EGLN1

Overview

EGLN1 (Egl-9 family hypoxia inducible factor 1), also known as PHD2 (prolyl hydroxylase domain protein 2), is the primary oxygen sensor that targets HIF-alpha subunits for VHL-mediated proteasomal degradation. Germline loss-of-function mutations in EGLN1 stabilize HIF and cause pseudohypoxia — a hallmark of a distinct pheochromocytoma/paraganglioma (PCC/PGL) molecular subtype. EGLN1 is one of eight known germline susceptibility genes in PCC/PGL.

Alterations observed in the corpus

  • Rare germline mutations identified in PCC/PGL (≤2% of patients) in the TCGA PCPG multi-platform study (n=173); grouped in the hypoxia signaling pathway axis alongside VHL, ARNT, and EPAS1 — these four are mutually exclusive PMID:28162975.
  • EGLN1 germline mutations are completely specific to the pseudohypoxia mRNA subtype in PCC/PGL PMID:28162975.

Cancer types (linked)

  • PHC / PGNG — rare germline EGLN1 mutations define a subset of pseudohypoxia-subtype PCC/PGL; mutually exclusive with VHL, ARNT, and EPAS1 alterations PMID:28162975.

Co-occurrence and mutual exclusivity

Therapeutic relevance

  • No EGLN1-directed therapeutic agents described in the corpus.
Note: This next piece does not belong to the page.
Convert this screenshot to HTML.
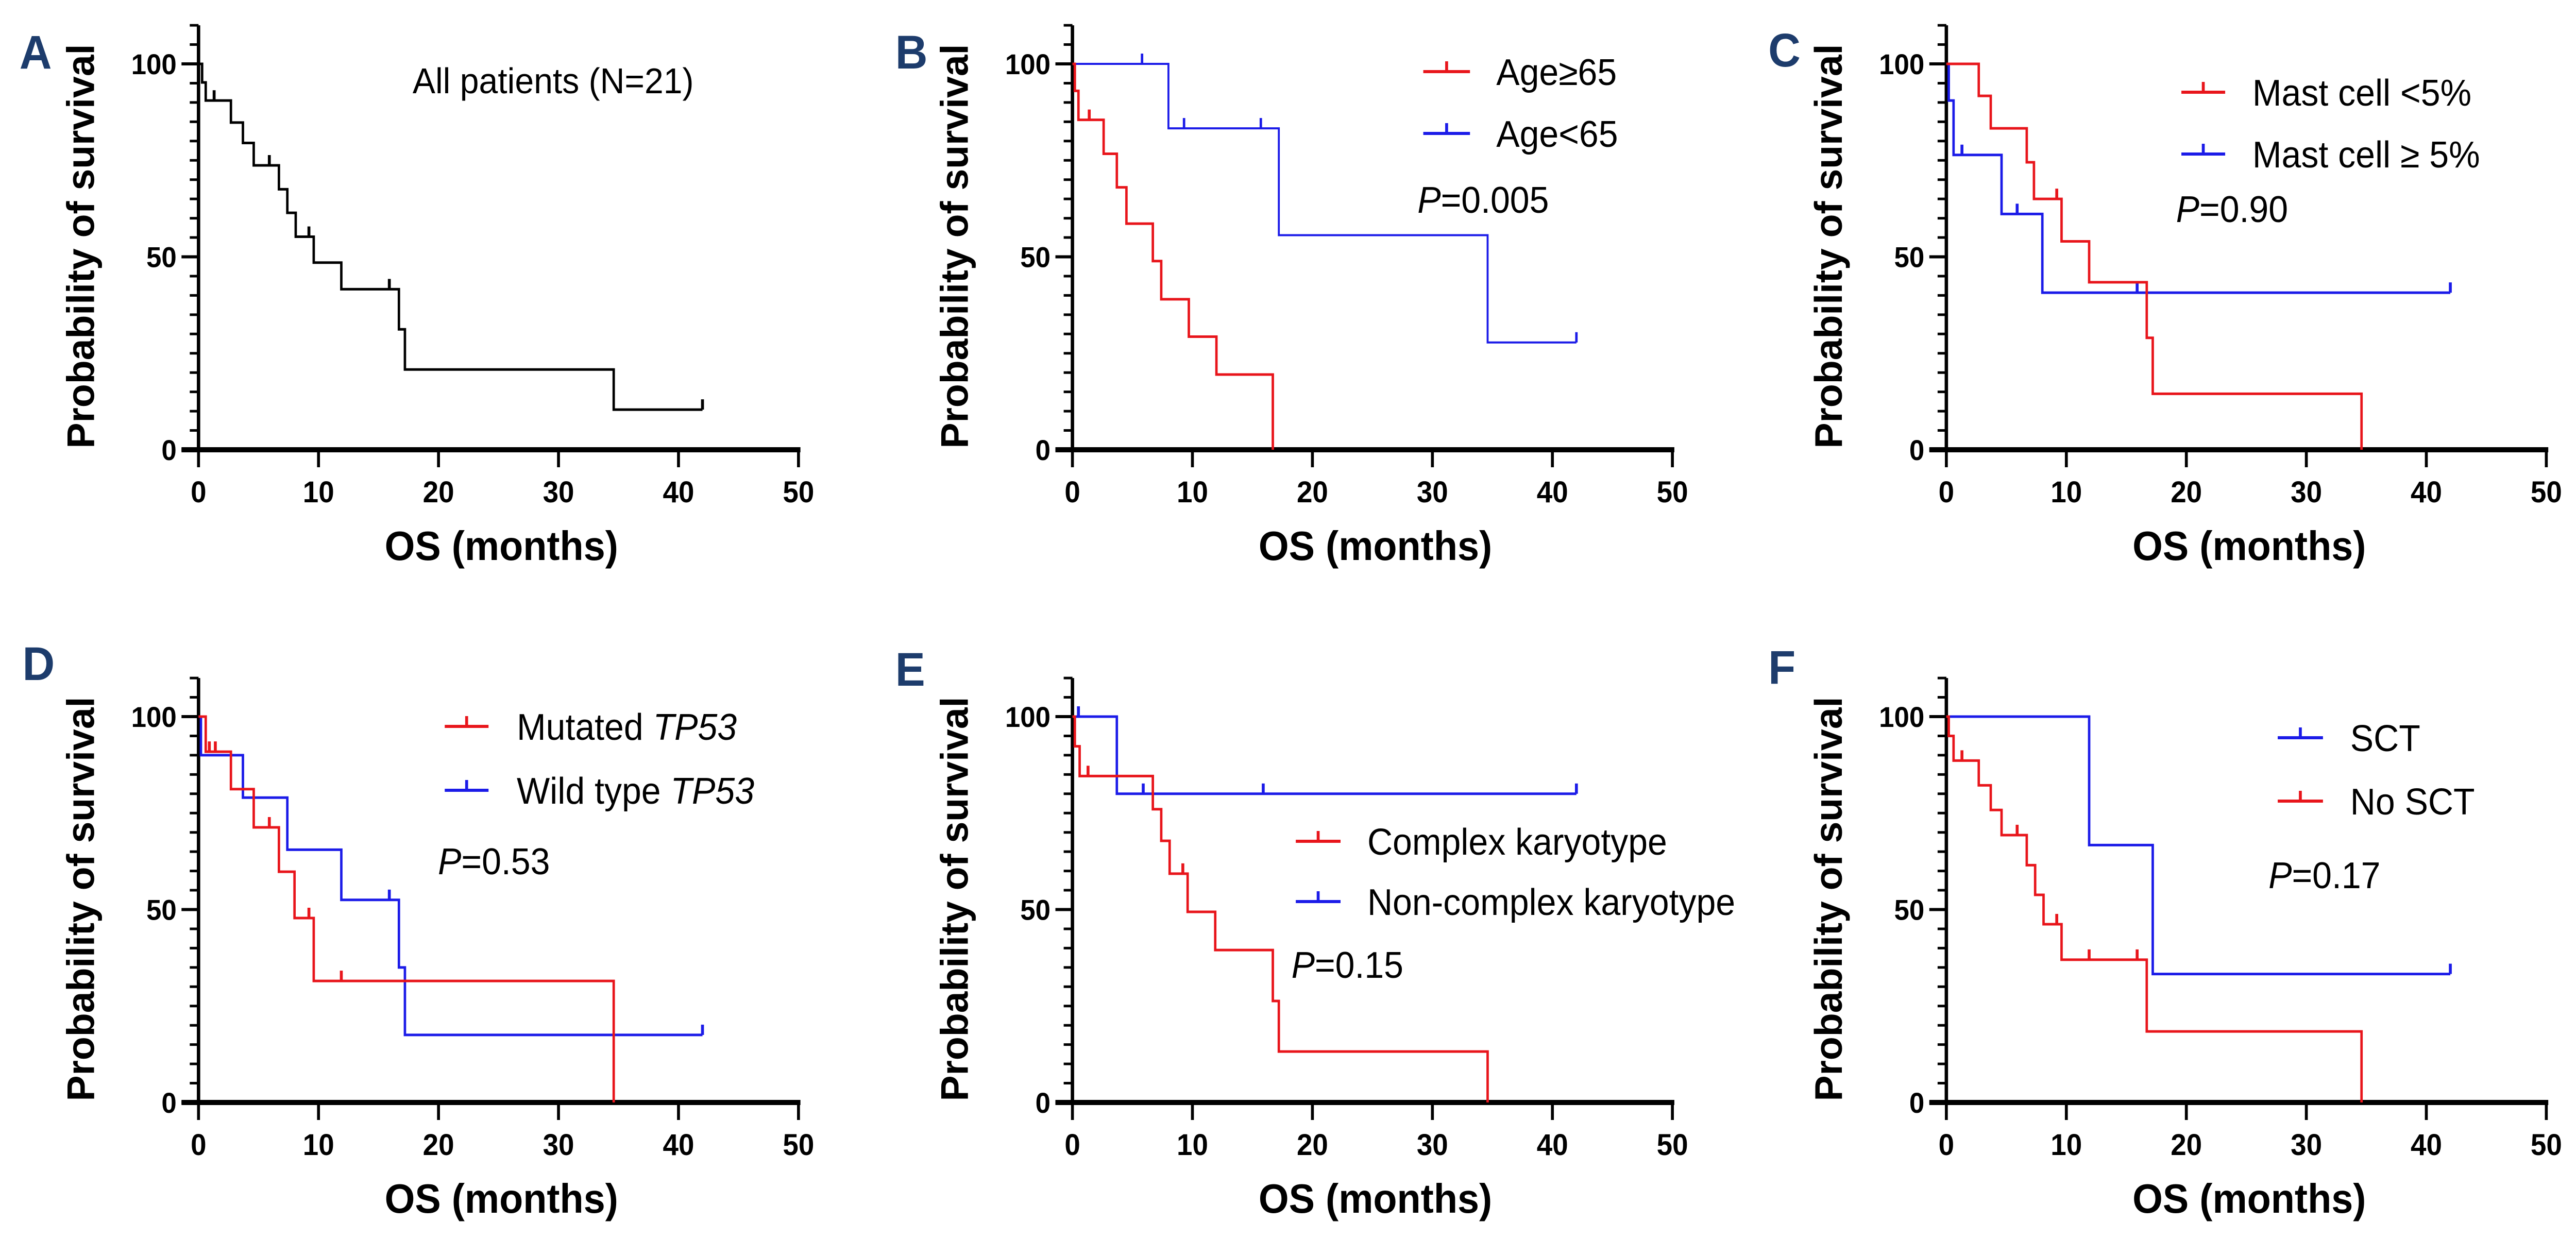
<!DOCTYPE html>
<html><head><meta charset="utf-8">
<style>
html,body{margin:0;padding:0;background:#fff;width:100%;height:100%;overflow:hidden;}
svg{display:block;width:100vw;height:100vh;overflow:hidden;}
text{font-family:"Liberation Sans",Arial,sans-serif;}
</style></head>
<body>
<svg id="fig" viewBox="0 0 5294 2405" preserveAspectRatio="none" xmlns="http://www.w3.org/2000/svg"></svg>
<script>
// ---- Panel A: all patients ----
const aTimes=[0.3,0.6,2.7,3.7,4.6,6.7,7.4,8.1,9.6,11.9,16.7,17.2,34.6];
const aSurv=[95.2,90.5,84.8,79.5,73.7,67.5,61.4,55.2,48.5,41.6,31.2,20.8,10.4];
const aCensor=[1.3,5.9,9.2,15.9,42];
const aEnd=42;
// ---- Panel B: age ----
const bRedTimes=[0.2,0.5,2.6,3.7,4.5,6.7,7.4,9.7,12,16.7];
const bRedSurv=[93,85.5,76.7,68,58.6,48.9,39,29.3,19.5,0];
const bRedCensor=[1.4];
const bBlueTimes=[8.0,17.2,34.6];
const bBlueSurv=[83.3,55.6,27.8];
const bBlueCensor=[5.8,9.3,15.7,42];
const bBlueEnd=42;
// ---- Panel C: mast cell ----
const cRedTimes=[2.7,3.7,6.7,7.3,9.6,11.9,16.7,17.2,34.6];
const cRedSurv=[91.7,83.3,74.5,65,54,43.4,29,14.5,0];
const cRedCensor=[9.2];
const cBlueTimes=[0.2,0.6,4.6,8.0];
const cBlueSurv=[90.5,76.4,61.1,40.7];
const cBlueCensor=[1.3,5.9,15.9,42];
const cBlueEnd=42;
// ---- Panel D: TP53 ----
const dRedTimes=[0.6,2.7,4.6,6.7,8.0,9.6,34.6];
const dRedSurv=[90.9,81.2,71.3,59.8,47.8,31.5,0];
const dRedCensor=[0.9,1.4,5.9,9.2,11.9];
const dBlueTimes=[0.2,3.7,7.4,11.9,16.7,17.2];
const dBlueSurv=[90,79,65.5,52.5,35,17.5];
const dBlueCensor=[15.9,42];
const dBlueEnd=42;
// ---- Panel E: karyotype ----
const eRedTimes=[0.2,0.6,6.7,7.4,8.1,9.6,11.9,16.7,17.2,34.6];
const eRedSurv=[92.3,84.6,76,67.8,59.3,49.4,39.5,26.3,13.2,0];
const eRedCensor=[1.3,9.2];
const eBlueTimes=[3.7];
const eBlueSurv=[80];
const eBlueCensor=[0.5,5.9,15.9,42];
const eBlueEnd=42;
// ---- Panel F: SCT ----
const fBlueTimes=[11.9,17.2];
const fBlueSurv=[66.7,33.3];
const fBlueCensor=[42];
const fBlueEnd=42;
const fRedTimes=[0.2,0.6,2.7,3.7,4.6,6.7,7.4,8.1,9.6,16.7,34.6];
const fRedSurv=[95,88.6,82.2,75.8,69.3,61.5,53.8,46.2,37,18.4,0];
const fRedCensor=[1.3,5.9,9.2,11.9,15.9];
// axis ticks
const xTicks=[0,10,20,30,40,50];
const yMajor=[0,50,100];
const yMinor=[5,10,15,20,25,30,35,40,45,55,60,65,70,75,80,85,90,95,105,110];

const NS="http://www.w3.org/2000/svg";
const svg=document.getElementById('fig');
const RED="#e8151b", BLUE="#1b1be8";
function el(tag,attrs,parent){const e=document.createElementNS(NS,tag);for(const k in attrs)e.setAttribute(k,attrs[k]);(parent||svg).appendChild(e);return e;}

const cols=[408,2204,4000], rows=[873,2140], W=1233, H=749;

function makePanel(col,row,name){
  const ox=cols[col], oy=rows[row];
  const g=el('g',{});
  
  
  const xs=v=>ox+v/50*W, ys=v=>oy-v/100*H;
  const ya=el('line',{x1:ox,y1:ys(110),x2:ox,y2:oy,stroke:'#000','stroke-width':7},g);
  
  
  yMinor.forEach(v=>{const t=el('line',{x1:ox-18,y1:ys(v),x2:ox,y2:ys(v),stroke:'#000','stroke-width':5},g);
    
    });
  yMajor.forEach(v=>{const t=el('line',{x1:ox-35,y1:ys(v),x2:ox,y2:ys(v),stroke:'#000','stroke-width':6},g);
    
    
    const l=el('text',{x:ox-45,y:ys(v)+20,'text-anchor':'end','font-size':56,'font-weight':'bold'},g);l.textContent=v;
    
    });
  const xa=el('line',{x1:ox-35,y1:oy,x2:xs(50)+4,y2:oy,stroke:'#000','stroke-width':10},g);
  
  
  xTicks.forEach(v=>{const t=el('line',{x1:xs(v),y1:oy,x2:xs(v),y2:oy+34,stroke:'#000','stroke-width':6},g);
    
    
    const l=el('text',{x:xs(v),y:oy+102,'text-anchor':'middle','font-size':58,'font-weight':'bold'},g);l.textContent=v;
    
    });
  const xt=el('text',{x:ox+W/2+6,y:oy+214,'text-anchor':'middle','font-size':80,'font-weight':'bold'},g);xt.textContent='OS (months)';
  
  
  const tx=ox-215, ty=oy-395;
  const yt=el('text',{x:0,y:0,'text-anchor':'middle','font-size':80,'font-weight':'bold',textLength:785,lengthAdjust:'spacingAndGlyphs',transform:`translate(${tx},${ty}) rotate(-90)`},g);
  yt.textContent='Probability of survival';
  
  
  return {g,xs,ys,ox,oy};
}

function survAt(times,surv,t){let s=100;for(let i=0;i<times.length;i++){if(times[i]<=t)s=surv[i];}return s;}

function drawKM(p,times,surv,censor,endT,color,sw,name){
  let d=`M${p.xs(0)},${p.ys(100)}`;
  for(let i=0;i<times.length;i++){d+=` H${p.xs(times[i])} V${p.ys(surv[i])}`;}
  if(surv[surv.length-1]>0&&endT!=null)d+=` H${p.xs(endT)}`;
  const path=el('path',{d:d,fill:'none',stroke:color,'stroke-width':sw},p.g);
  
  
  censor.forEach(c=>{const s=survAt(times,surv,c);const y=p.ys(s);
    const m=el('line',{x1:p.xs(c),y1:y,x2:p.xs(c),y2:y-20,stroke:color,'stroke-width':sw+1},p.g);
    
    });
}

function letter(txt,x,y){const t=el('text',{x:x,y:y,'font-size':92,'font-weight':'bold',fill:'#1d3c6c'});t.textContent=txt;
  
  }

function legendEntry(p,x1,x2,y,color,tx,parts){
  const ln=el('line',{x1:x1,y1:y,x2:x2,y2:y,stroke:color,'stroke-width':6},p.g);
  
  
  const tk=el('line',{x1:(x1+x2)/2,y1:y,x2:(x1+x2)/2,y2:y-20,stroke:color,'stroke-width':6},p.g);
  
  
  const t=el('text',{x:tx,y:y+26,'font-size':72},p.g);
  
  
  parts.forEach(([s,it])=>{const sp=el('tspan',{},t);if(it)sp.setAttribute('font-style','italic');sp.textContent=s;});
}
function pval(p,x,cy,val){const t=el('text',{x:x,y:cy+26,'font-size':72},p.g);
  
  
  const a=el('tspan',{'font-style':'italic'},t);a.textContent='P';const b=el('tspan',{},t);b.textContent='='+val;}

const pA=makePanel(0,0,'panel-a');
drawKM(pA,aTimes,aSurv,aCensor,aEnd,'#000',5,'all-patients-curve');
{const t=el('text',{x:848,y:181,'font-size':70},pA.g);t.textContent='All patients (N=21)';
 
 }
letter('A',40,133);

const pB=makePanel(1,0,'panel-b');
drawKM(pB,bBlueTimes,bBlueSurv,bBlueCensor,bBlueEnd,BLUE,4,'age-under-65-curve');
drawKM(pB,bRedTimes,bRedSurv,bRedCensor,null,RED,5,'age-65-plus-curve');
legendEntry(pB,2925,3021,139,RED,3075,[['Age≥65',false]]);
legendEntry(pB,2925,3021,259,BLUE,3075,[['Age<65',false]]);
pval(pB,2913,387,'0.005');
letter('B',1840,133);

const pC=makePanel(2,0,'panel-c');
drawKM(pC,cBlueTimes,cBlueSurv,cBlueCensor,cBlueEnd,BLUE,5,'mast-cell-high-curve');
drawKM(pC,cRedTimes,cRedSurv,cRedCensor,null,RED,5,'mast-cell-low-curve');
legendEntry(pC,4483,4573,179,RED,4629,[['Mast cell <5%',false]]);
legendEntry(pC,4483,4573,299,BLUE,4629,[['Mast cell ≥ 5%',false]]);
pval(pC,4472,405,'0.90');
letter('C',3634,129);

const pD=makePanel(0,1,'panel-d');
drawKM(pD,dBlueTimes,dBlueSurv,dBlueCensor,dBlueEnd,BLUE,5,'wild-type-tp53-curve');
drawKM(pD,dRedTimes,dRedSurv,dRedCensor,null,RED,5,'mutated-tp53-curve');
legendEntry(pD,914,1004,1410,RED,1062,[['Mutated ',false],['TP53',true]]);
legendEntry(pD,914,1004,1534,BLUE,1062,[['Wild type ',false],['TP53',true]]);
pval(pD,900,1671,'0.53');
letter('D',46,1320);

const pE=makePanel(1,1,'panel-e');
drawKM(pE,eBlueTimes,eBlueSurv,eBlueCensor,eBlueEnd,BLUE,5,'non-complex-karyotype-curve');
drawKM(pE,eRedTimes,eRedSurv,eRedCensor,null,RED,5,'complex-karyotype-curve');
legendEntry(pE,2663,2755,1633,RED,2810,[['Complex karyotype',false]]);
legendEntry(pE,2663,2755,1750,BLUE,2810,[['Non-complex karyotype',false]]);
pval(pE,2654,1872,'0.15');
letter('E',1840,1331);

const pF=makePanel(2,1,'panel-f');
drawKM(pF,fBlueTimes,fBlueSurv,fBlueCensor,fBlueEnd,BLUE,5,'sct-curve');
drawKM(pF,fRedTimes,fRedSurv,fRedCensor,null,RED,5,'no-sct-curve');
legendEntry(pF,4681,4774,1432,BLUE,4830,[['SCT',false]]);
legendEntry(pF,4681,4774,1555,RED,4830,[['No SCT',false]]);
pval(pF,4662,1698,'0.17');
letter('F',3634,1327);
</script>
</body></html>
The authors note FDA-approved targeted therapies exist for tumors carrying EGLN1 pathway alterations (VHL, EPAS1) PMID:28162975.

Open questions

  • The specific prevalence and spectrum of EGLN1 germline mutations in PCC/PGL are not detailed in the TCGA PCPG report; cited as one of eight known susceptibility genes at ≤2% frequency PMID:28162975.